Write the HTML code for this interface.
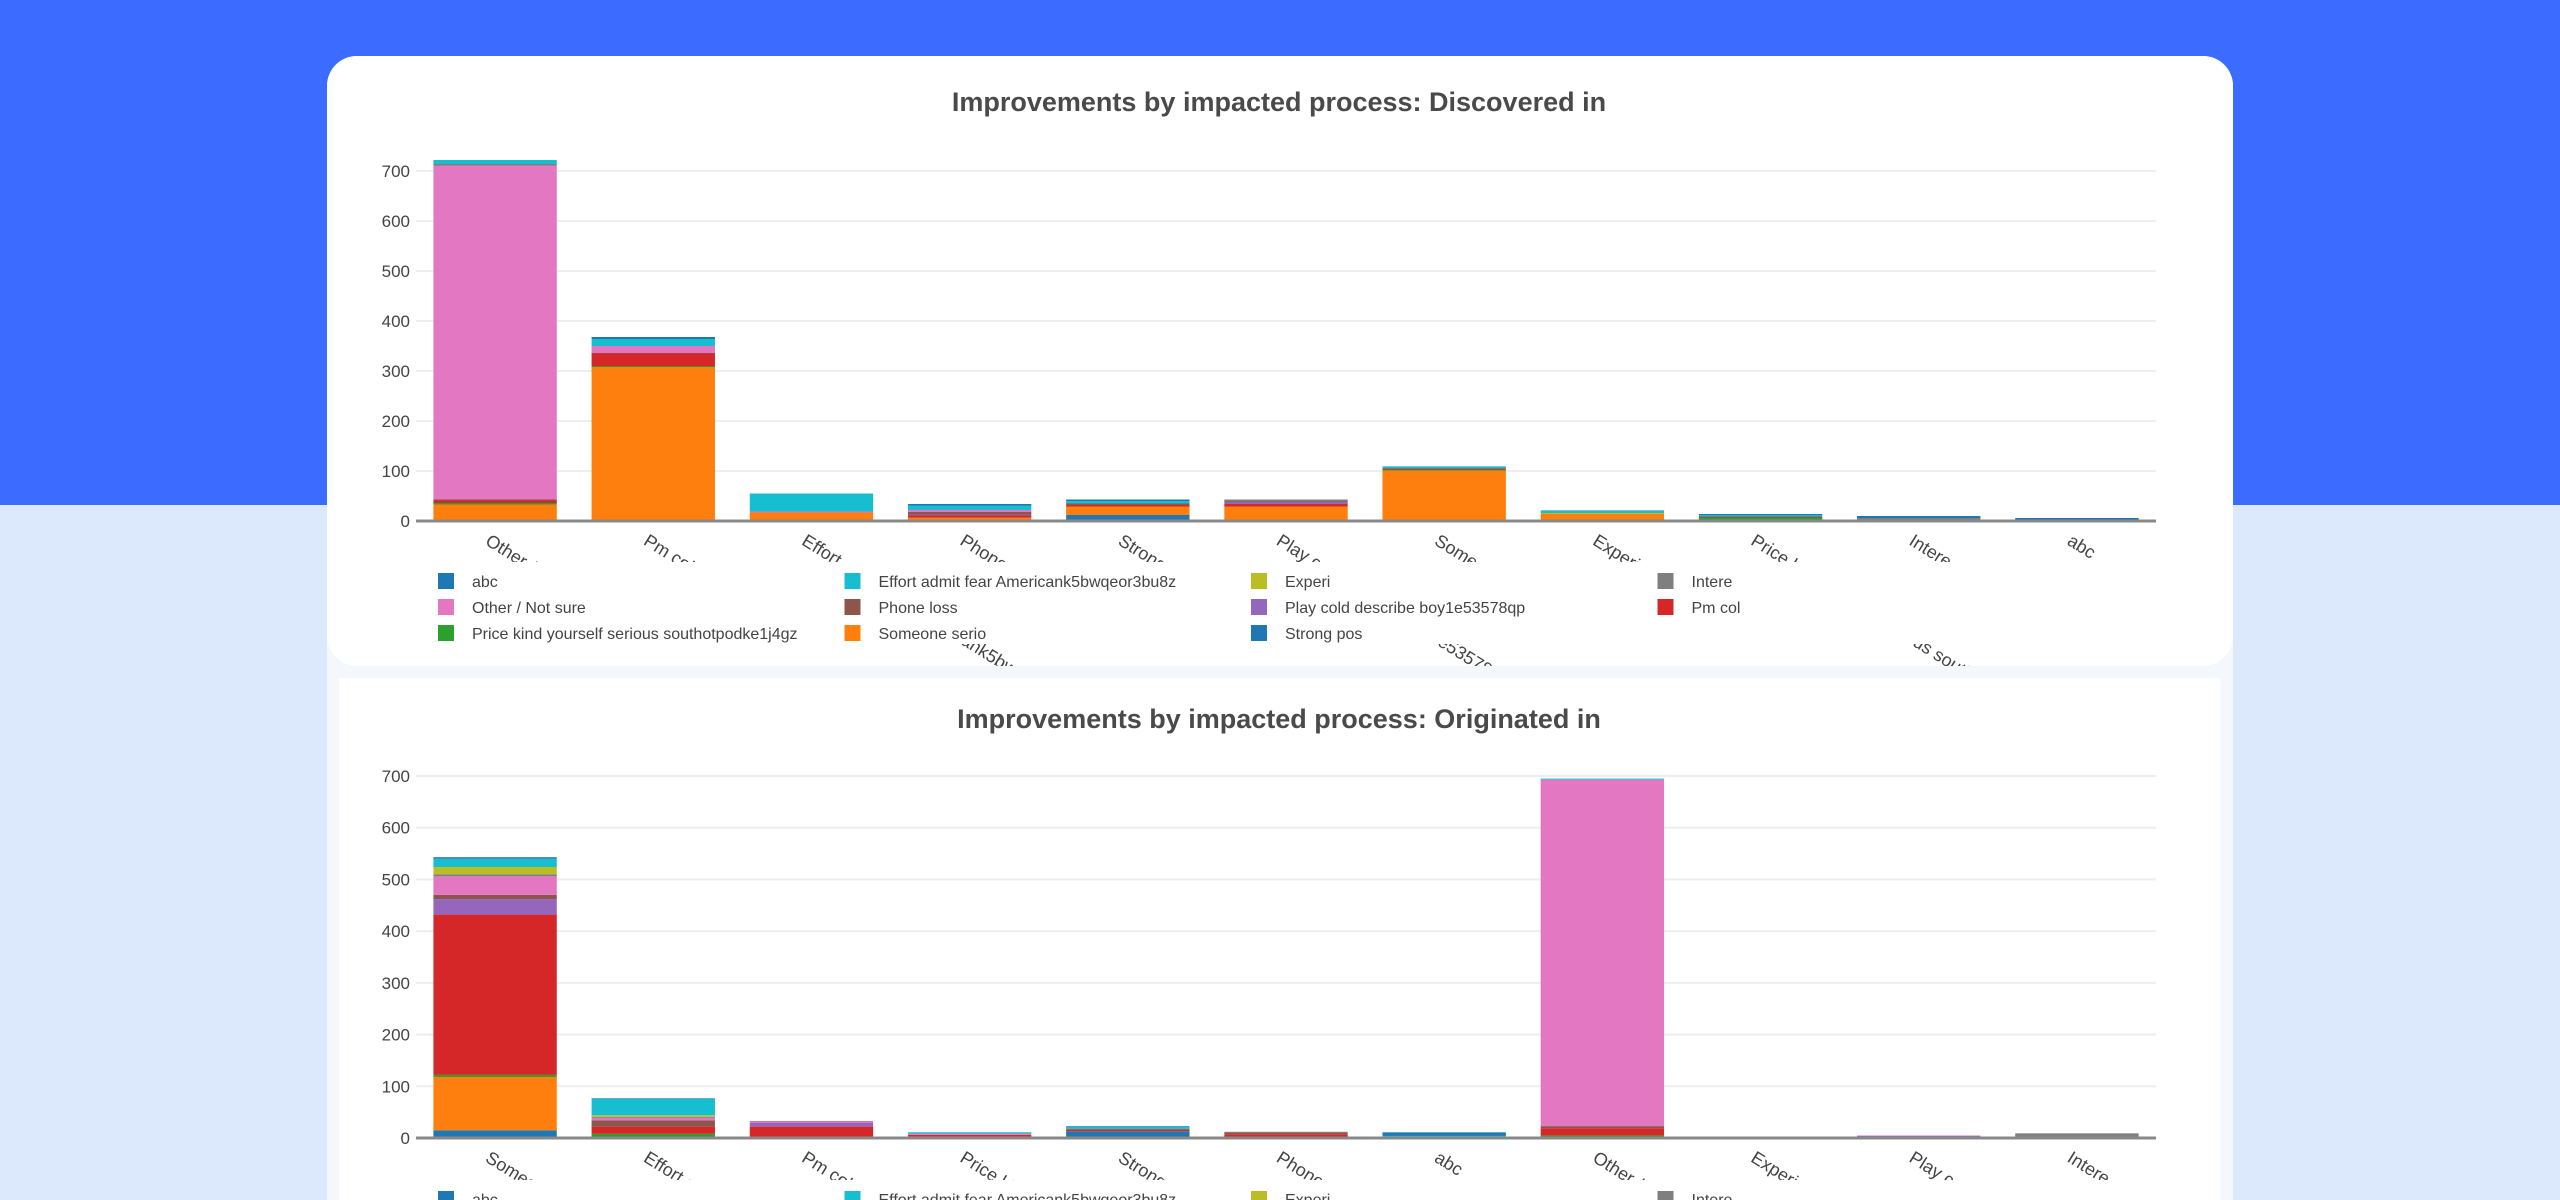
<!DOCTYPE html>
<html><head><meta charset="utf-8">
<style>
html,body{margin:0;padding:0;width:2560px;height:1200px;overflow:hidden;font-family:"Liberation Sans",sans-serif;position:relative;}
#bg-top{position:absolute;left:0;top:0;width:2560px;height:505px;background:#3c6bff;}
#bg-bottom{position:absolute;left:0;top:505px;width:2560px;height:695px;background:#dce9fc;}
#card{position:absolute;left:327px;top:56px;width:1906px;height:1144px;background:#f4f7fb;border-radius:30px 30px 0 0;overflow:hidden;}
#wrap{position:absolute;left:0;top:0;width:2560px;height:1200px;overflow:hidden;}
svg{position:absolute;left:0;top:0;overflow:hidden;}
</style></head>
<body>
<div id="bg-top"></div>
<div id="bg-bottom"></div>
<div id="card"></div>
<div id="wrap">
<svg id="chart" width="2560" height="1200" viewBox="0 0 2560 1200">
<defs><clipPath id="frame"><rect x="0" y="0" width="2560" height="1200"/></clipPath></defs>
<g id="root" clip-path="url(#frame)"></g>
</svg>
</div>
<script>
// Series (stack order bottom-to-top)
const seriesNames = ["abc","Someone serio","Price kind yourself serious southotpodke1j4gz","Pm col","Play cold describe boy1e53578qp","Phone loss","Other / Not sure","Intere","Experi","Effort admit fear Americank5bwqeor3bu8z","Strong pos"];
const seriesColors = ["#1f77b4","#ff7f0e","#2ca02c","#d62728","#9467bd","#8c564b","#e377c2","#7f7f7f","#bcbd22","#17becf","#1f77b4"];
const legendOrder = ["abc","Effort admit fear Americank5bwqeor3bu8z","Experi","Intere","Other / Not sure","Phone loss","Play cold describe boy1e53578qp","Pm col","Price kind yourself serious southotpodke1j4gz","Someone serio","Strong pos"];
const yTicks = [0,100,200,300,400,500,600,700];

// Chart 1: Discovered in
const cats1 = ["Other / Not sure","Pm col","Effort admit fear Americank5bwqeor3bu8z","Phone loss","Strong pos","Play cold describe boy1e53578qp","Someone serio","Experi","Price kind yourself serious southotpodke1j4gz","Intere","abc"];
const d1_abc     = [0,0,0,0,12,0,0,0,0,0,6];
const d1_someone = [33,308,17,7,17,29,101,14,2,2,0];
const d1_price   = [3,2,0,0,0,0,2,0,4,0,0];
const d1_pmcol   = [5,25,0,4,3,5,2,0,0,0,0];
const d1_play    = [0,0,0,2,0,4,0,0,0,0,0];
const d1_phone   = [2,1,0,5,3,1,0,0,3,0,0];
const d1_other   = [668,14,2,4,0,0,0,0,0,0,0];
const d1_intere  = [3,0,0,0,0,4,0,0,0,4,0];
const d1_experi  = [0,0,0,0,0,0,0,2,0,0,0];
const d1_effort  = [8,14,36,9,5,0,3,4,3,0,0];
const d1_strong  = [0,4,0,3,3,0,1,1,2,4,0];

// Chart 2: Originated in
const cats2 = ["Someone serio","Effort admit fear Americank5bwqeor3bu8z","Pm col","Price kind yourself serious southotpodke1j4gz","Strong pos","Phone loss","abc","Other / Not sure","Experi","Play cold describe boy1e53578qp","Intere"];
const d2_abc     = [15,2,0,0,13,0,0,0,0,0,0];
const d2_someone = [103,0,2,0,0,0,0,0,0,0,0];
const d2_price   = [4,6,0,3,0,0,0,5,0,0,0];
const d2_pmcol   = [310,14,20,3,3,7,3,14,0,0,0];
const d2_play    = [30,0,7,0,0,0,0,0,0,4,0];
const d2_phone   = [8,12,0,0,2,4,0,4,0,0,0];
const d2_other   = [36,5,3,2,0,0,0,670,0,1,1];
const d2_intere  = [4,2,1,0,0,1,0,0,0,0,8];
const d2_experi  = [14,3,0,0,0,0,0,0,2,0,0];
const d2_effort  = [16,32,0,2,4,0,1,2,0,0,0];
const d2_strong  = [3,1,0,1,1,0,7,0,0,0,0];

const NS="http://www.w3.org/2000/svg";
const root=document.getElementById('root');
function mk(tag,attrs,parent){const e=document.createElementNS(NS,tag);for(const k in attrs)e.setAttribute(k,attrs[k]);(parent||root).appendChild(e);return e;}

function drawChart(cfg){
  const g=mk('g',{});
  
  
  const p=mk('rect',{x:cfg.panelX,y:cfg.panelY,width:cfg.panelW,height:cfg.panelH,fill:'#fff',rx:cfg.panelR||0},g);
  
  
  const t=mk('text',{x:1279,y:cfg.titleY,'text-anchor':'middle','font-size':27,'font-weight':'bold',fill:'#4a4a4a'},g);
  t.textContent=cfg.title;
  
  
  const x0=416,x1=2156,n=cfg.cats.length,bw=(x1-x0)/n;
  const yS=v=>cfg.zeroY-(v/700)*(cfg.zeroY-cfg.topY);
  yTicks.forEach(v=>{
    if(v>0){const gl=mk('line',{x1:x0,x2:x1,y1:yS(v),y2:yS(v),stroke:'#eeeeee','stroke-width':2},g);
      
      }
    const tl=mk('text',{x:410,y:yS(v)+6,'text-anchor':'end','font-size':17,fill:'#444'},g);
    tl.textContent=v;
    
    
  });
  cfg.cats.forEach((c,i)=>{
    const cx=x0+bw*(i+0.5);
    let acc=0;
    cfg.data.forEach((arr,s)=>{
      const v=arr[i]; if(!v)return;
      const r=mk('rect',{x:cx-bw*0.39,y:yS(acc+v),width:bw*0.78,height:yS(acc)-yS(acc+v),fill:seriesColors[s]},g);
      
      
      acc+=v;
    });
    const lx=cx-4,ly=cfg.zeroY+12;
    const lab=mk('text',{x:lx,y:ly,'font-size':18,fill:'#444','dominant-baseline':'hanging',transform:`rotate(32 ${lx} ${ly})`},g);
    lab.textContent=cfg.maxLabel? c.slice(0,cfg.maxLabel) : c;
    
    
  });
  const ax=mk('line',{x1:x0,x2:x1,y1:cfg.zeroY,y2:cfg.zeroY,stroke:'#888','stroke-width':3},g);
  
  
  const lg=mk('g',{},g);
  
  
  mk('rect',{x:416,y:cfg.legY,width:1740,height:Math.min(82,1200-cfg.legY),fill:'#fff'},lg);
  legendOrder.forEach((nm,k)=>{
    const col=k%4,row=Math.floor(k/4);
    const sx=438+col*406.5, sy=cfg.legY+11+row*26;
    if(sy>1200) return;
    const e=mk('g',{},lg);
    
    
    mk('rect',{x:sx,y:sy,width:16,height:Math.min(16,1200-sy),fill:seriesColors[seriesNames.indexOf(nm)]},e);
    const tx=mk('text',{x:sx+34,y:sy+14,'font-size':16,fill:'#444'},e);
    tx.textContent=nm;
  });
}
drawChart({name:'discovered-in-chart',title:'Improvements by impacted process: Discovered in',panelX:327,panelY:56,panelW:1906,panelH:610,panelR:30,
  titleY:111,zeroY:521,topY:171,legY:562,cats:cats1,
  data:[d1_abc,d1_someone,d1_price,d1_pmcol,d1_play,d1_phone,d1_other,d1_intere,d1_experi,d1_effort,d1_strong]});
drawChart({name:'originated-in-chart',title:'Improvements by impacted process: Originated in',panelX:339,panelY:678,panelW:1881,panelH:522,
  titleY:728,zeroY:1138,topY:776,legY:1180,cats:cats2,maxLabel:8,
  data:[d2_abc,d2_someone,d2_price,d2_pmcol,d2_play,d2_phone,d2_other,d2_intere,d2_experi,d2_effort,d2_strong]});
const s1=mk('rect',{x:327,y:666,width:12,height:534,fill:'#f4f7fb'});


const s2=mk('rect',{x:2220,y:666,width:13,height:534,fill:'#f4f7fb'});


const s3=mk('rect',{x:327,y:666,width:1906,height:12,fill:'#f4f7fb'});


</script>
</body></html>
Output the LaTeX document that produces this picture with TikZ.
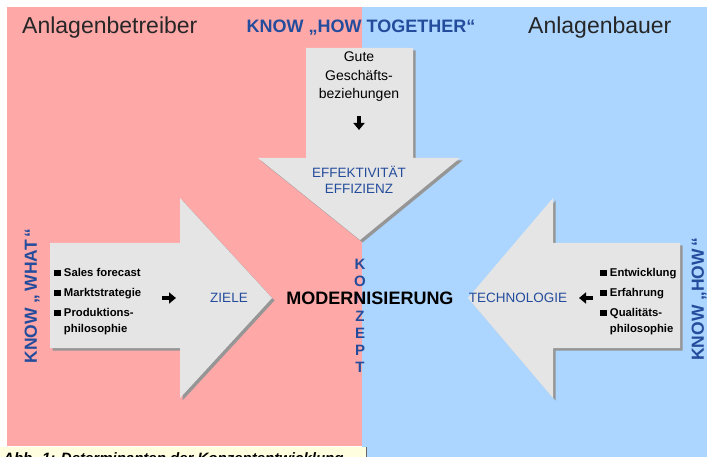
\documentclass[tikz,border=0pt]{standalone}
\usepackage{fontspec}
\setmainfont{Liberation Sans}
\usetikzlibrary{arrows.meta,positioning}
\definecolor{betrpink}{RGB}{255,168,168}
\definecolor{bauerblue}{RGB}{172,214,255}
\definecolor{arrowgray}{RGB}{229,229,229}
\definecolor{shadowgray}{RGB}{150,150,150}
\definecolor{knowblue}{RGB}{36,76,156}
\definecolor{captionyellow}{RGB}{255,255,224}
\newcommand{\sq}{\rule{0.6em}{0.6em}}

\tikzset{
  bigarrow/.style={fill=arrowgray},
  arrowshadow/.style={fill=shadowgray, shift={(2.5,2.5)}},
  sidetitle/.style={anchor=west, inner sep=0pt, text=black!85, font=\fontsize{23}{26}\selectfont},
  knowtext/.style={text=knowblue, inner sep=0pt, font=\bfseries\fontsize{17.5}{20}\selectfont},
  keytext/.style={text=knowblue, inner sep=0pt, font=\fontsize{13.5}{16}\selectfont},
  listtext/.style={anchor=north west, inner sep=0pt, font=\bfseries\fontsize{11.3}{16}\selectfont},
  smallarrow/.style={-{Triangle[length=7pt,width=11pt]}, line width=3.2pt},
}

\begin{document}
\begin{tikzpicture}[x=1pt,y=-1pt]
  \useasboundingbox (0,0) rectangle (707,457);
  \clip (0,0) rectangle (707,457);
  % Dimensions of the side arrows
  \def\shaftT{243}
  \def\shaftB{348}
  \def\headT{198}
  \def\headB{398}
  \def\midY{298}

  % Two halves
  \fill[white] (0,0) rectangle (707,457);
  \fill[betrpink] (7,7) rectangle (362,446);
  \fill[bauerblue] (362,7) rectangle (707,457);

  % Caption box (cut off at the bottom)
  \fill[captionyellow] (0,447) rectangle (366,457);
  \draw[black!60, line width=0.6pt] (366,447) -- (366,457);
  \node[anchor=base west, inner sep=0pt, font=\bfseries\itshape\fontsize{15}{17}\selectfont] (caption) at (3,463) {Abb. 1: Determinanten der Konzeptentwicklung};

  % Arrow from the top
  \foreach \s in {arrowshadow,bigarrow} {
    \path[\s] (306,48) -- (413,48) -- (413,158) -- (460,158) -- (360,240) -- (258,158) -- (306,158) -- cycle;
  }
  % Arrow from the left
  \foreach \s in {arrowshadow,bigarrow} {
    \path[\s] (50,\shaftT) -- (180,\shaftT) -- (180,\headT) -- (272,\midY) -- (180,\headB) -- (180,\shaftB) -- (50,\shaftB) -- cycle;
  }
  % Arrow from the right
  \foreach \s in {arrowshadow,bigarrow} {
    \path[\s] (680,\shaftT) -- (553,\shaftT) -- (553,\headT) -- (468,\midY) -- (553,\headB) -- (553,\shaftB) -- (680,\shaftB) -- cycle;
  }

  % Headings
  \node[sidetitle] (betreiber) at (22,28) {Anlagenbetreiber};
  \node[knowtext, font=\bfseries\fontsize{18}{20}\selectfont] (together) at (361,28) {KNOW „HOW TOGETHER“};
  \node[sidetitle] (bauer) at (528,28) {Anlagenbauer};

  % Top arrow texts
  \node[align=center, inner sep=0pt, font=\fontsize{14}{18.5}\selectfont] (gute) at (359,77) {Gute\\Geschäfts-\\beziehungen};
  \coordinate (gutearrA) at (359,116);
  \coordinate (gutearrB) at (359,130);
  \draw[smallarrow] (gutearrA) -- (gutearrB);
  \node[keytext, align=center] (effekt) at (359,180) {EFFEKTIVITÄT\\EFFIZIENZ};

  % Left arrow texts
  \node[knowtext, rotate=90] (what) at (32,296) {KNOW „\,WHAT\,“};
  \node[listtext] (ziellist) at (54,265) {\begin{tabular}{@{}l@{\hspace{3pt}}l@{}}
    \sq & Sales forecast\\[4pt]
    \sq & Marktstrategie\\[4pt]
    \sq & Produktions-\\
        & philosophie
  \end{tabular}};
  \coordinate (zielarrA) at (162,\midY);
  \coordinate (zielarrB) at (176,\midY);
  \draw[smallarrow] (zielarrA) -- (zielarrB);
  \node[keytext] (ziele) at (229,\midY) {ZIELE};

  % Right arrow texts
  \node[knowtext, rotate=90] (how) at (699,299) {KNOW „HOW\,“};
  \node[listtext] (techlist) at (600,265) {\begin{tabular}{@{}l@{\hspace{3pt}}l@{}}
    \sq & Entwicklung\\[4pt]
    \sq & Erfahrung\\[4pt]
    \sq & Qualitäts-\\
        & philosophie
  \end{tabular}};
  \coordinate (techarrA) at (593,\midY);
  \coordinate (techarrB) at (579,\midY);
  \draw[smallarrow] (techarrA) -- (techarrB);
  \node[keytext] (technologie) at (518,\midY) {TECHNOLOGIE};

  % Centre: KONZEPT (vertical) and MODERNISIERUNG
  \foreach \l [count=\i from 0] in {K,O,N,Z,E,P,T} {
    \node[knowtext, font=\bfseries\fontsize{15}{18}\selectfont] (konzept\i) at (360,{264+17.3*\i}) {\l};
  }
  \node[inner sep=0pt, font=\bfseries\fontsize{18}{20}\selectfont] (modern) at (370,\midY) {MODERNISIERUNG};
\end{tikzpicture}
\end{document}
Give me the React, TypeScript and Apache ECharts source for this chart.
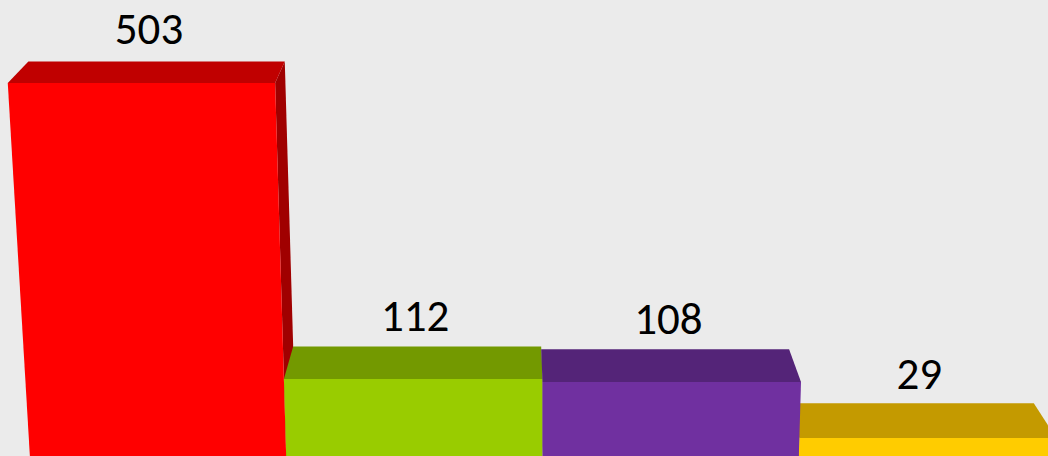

----------

Task to carry out: Check every line for "this" and show the ones that have it.

Response to the exercise:
Write the HTML code for this interface.
Output the LaTeX document that produces this picture with TikZ.
Give me the React, TypeScript and Apache ECharts source for this chart.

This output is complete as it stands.